• [Stated problem] Word for word, transcribe the lines below and drop the pictures.

• [Material provided]
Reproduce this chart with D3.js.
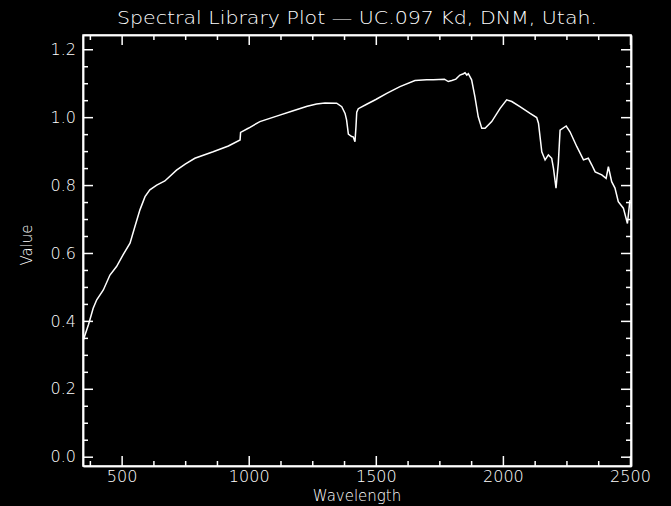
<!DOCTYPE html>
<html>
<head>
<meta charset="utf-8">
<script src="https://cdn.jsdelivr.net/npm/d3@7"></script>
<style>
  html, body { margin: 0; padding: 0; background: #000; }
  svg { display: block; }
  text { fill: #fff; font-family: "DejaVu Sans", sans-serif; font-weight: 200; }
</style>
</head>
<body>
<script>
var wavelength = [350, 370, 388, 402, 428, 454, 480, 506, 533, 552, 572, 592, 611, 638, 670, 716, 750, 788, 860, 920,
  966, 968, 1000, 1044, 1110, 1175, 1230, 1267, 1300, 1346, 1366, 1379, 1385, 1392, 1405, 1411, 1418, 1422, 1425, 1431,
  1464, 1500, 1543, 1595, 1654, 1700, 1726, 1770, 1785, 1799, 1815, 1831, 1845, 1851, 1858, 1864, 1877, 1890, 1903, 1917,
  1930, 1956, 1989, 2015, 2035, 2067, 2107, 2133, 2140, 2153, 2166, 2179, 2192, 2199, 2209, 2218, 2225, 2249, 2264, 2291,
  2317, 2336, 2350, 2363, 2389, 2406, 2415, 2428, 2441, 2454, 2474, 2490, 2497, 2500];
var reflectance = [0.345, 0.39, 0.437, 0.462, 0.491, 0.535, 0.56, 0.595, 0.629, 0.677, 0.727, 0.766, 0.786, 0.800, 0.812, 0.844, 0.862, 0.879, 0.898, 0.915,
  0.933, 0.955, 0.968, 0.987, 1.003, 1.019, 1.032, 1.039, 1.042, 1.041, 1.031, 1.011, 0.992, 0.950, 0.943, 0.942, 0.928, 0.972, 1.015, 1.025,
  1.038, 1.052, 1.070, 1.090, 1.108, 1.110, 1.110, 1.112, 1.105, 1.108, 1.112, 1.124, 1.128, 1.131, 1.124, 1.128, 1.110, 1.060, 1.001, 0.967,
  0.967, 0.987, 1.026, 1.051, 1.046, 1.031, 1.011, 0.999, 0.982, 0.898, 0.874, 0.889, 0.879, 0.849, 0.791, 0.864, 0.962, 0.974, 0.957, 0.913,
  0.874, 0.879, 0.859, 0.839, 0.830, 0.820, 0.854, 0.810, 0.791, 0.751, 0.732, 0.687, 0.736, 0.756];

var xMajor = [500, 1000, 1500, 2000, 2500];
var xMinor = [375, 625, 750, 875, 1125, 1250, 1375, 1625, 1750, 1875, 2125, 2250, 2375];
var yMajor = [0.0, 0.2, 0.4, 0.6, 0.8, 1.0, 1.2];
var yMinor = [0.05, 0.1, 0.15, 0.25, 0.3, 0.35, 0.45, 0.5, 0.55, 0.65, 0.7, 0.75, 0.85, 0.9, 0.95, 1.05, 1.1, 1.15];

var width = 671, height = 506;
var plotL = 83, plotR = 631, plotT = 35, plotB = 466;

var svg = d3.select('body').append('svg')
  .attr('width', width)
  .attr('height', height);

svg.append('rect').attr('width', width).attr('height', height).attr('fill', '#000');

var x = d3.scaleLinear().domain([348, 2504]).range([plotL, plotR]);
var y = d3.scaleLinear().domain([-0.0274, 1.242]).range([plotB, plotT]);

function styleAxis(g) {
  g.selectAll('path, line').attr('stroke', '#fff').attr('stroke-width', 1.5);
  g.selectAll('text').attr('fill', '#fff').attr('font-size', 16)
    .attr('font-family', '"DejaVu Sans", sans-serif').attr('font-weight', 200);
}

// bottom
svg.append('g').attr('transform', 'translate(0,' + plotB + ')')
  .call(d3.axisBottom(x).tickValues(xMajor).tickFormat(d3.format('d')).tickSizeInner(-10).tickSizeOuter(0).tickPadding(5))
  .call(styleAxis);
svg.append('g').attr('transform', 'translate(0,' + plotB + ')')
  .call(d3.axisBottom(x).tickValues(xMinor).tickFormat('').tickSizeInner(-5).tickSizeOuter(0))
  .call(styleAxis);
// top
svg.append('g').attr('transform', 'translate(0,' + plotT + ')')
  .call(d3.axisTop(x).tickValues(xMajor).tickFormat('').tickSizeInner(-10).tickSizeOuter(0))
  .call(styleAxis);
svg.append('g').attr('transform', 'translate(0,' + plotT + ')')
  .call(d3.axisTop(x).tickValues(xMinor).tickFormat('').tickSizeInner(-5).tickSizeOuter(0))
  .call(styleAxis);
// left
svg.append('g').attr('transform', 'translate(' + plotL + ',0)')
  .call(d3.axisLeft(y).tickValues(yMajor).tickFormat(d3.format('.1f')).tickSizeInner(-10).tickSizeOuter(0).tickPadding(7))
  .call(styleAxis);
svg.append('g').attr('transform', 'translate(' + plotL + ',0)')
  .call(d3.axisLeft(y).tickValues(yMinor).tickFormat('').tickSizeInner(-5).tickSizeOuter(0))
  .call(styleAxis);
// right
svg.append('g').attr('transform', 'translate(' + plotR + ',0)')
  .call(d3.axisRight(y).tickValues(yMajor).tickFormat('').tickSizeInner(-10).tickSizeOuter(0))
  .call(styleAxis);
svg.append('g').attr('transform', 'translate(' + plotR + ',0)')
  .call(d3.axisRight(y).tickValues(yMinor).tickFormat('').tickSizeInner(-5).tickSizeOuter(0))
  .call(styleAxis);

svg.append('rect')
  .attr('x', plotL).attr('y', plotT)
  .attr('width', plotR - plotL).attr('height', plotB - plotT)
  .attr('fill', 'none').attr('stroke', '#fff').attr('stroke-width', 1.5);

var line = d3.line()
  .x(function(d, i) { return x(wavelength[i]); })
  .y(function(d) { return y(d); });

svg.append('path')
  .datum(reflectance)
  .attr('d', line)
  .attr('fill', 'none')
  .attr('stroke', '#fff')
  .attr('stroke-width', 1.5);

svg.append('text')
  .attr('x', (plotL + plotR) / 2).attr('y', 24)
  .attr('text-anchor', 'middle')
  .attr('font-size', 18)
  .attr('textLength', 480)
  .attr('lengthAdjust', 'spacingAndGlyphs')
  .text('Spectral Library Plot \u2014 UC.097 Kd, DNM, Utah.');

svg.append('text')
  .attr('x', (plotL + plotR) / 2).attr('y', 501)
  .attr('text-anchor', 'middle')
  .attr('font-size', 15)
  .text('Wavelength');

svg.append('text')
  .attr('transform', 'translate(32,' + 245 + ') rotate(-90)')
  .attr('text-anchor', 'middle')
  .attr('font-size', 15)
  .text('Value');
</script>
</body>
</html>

• [Correct answer]
Reproduce this chart with D3.js.
<!DOCTYPE html>
<html>
<head>
<meta charset="utf-8">
<script src="https://cdn.jsdelivr.net/npm/d3@7"></script>
<style>
  html, body { margin: 0; padding: 0; background: #000; }
  svg { display: block; }
  text { fill: #fff; font-family: "DejaVu Sans", sans-serif; font-weight: 200; }
</style>
</head>
<body>
<script>
var wavelength = [350, 370, 388, 402, 428, 454, 480, 506, 533, 552, 572, 592, 611, 638, 670, 716, 750, 788, 860, 920,
  966, 968, 1000, 1044, 1110, 1175, 1230, 1267, 1300, 1346, 1366, 1379, 1385, 1392, 1405, 1411, 1418, 1422, 1425, 1431,
  1464, 1500, 1543, 1595, 1654, 1700, 1726, 1770, 1785, 1799, 1815, 1831, 1845, 1851, 1858, 1864, 1877, 1890, 1903, 1917,
  1930, 1956, 1989, 2015, 2035, 2067, 2107, 2133, 2140, 2153, 2166, 2179, 2192, 2199, 2209, 2218, 2225, 2249, 2264, 2291,
  2317, 2336, 2350, 2363, 2389, 2406, 2415, 2428, 2441, 2454, 2474, 2490, 2497, 2500];
var reflectance = [0.345, 0.39, 0.437, 0.462, 0.491, 0.535, 0.56, 0.595, 0.629, 0.677, 0.727, 0.766, 0.786, 0.800, 0.812, 0.844, 0.862, 0.879, 0.898, 0.915,
  0.933, 0.955, 0.968, 0.987, 1.003, 1.019, 1.032, 1.039, 1.042, 1.041, 1.031, 1.011, 0.992, 0.950, 0.943, 0.942, 0.928, 0.972, 1.015, 1.025,
  1.038, 1.052, 1.070, 1.090, 1.108, 1.110, 1.110, 1.112, 1.105, 1.108, 1.112, 1.124, 1.128, 1.131, 1.124, 1.128, 1.110, 1.060, 1.001, 0.967,
  0.967, 0.987, 1.026, 1.051, 1.046, 1.031, 1.011, 0.999, 0.982, 0.898, 0.874, 0.889, 0.879, 0.849, 0.791, 0.864, 0.962, 0.974, 0.957, 0.913,
  0.874, 0.879, 0.859, 0.839, 0.830, 0.820, 0.854, 0.810, 0.791, 0.751, 0.732, 0.687, 0.736, 0.756];

var xMajor = [500, 1000, 1500, 2000, 2500];
var xMinor = [375, 625, 750, 875, 1125, 1250, 1375, 1625, 1750, 1875, 2125, 2250, 2375];
var yMajor = [0.0, 0.2, 0.4, 0.6, 0.8, 1.0, 1.2];
var yMinor = [0.05, 0.1, 0.15, 0.25, 0.3, 0.35, 0.45, 0.5, 0.55, 0.65, 0.7, 0.75, 0.85, 0.9, 0.95, 1.05, 1.1, 1.15];

var width = 671, height = 506;
var plotL = 83, plotR = 631, plotT = 35, plotB = 466;

var svg = d3.select('body').append('svg')
  .attr('width', width)
  .attr('height', height);

svg.append('rect').attr('width', width).attr('height', height).attr('fill', '#000');

var x = d3.scaleLinear().domain([348, 2504]).range([plotL, plotR]);
var y = d3.scaleLinear().domain([-0.0274, 1.242]).range([plotB, plotT]);

function styleAxis(g) {
  g.selectAll('path, line').attr('stroke', '#fff').attr('stroke-width', 1.5);
  g.selectAll('text').attr('fill', '#fff').attr('font-size', 16)
    .attr('font-family', '"DejaVu Sans", sans-serif').attr('font-weight', 200);
}

// bottom
svg.append('g').attr('transform', 'translate(0,' + plotB + ')')
  .call(d3.axisBottom(x).tickValues(xMajor).tickFormat(d3.format('d')).tickSizeInner(-10).tickSizeOuter(0).tickPadding(5))
  .call(styleAxis);
svg.append('g').attr('transform', 'translate(0,' + plotB + ')')
  .call(d3.axisBottom(x).tickValues(xMinor).tickFormat('').tickSizeInner(-5).tickSizeOuter(0))
  .call(styleAxis);
// top
svg.append('g').attr('transform', 'translate(0,' + plotT + ')')
  .call(d3.axisTop(x).tickValues(xMajor).tickFormat('').tickSizeInner(-10).tickSizeOuter(0))
  .call(styleAxis);
svg.append('g').attr('transform', 'translate(0,' + plotT + ')')
  .call(d3.axisTop(x).tickValues(xMinor).tickFormat('').tickSizeInner(-5).tickSizeOuter(0))
  .call(styleAxis);
// left
svg.append('g').attr('transform', 'translate(' + plotL + ',0)')
  .call(d3.axisLeft(y).tickValues(yMajor).tickFormat(d3.format('.1f')).tickSizeInner(-10).tickSizeOuter(0).tickPadding(7))
  .call(styleAxis);
svg.append('g').attr('transform', 'translate(' + plotL + ',0)')
  .call(d3.axisLeft(y).tickValues(yMinor).tickFormat('').tickSizeInner(-5).tickSizeOuter(0))
  .call(styleAxis);
// right
svg.append('g').attr('transform', 'translate(' + plotR + ',0)')
  .call(d3.axisRight(y).tickValues(yMajor).tickFormat('').tickSizeInner(-10).tickSizeOuter(0))
  .call(styleAxis);
svg.append('g').attr('transform', 'translate(' + plotR + ',0)')
  .call(d3.axisRight(y).tickValues(yMinor).tickFormat('').tickSizeInner(-5).tickSizeOuter(0))
  .call(styleAxis);

svg.append('rect')
  .attr('x', plotL).attr('y', plotT)
  .attr('width', plotR - plotL).attr('height', plotB - plotT)
  .attr('fill', 'none').attr('stroke', '#fff').attr('stroke-width', 1.5);

var line = d3.line()
  .x(function(d, i) { return x(wavelength[i]); })
  .y(function(d) { return y(d); });

svg.append('path')
  .datum(reflectance)
  .attr('d', line)
  .attr('fill', 'none')
  .attr('stroke', '#fff')
  .attr('stroke-width', 1.5);

svg.append('text')
  .attr('x', (plotL + plotR) / 2).attr('y', 24)
  .attr('text-anchor', 'middle')
  .attr('font-size', 18)
  .attr('textLength', 480)
  .attr('lengthAdjust', 'spacingAndGlyphs')
  .text('Spectral Library Plot \u2014 UC.097 Kd, DNM, Utah.');

svg.append('text')
  .attr('x', (plotL + plotR) / 2).attr('y', 501)
  .attr('text-anchor', 'middle')
  .attr('font-size', 15)
  .text('Wavelength');

svg.append('text')
  .attr('transform', 'translate(32,' + 245 + ') rotate(-90)')
  .attr('text-anchor', 'middle')
  .attr('font-size', 15)
  .text('Value');
</script>
</body>
</html>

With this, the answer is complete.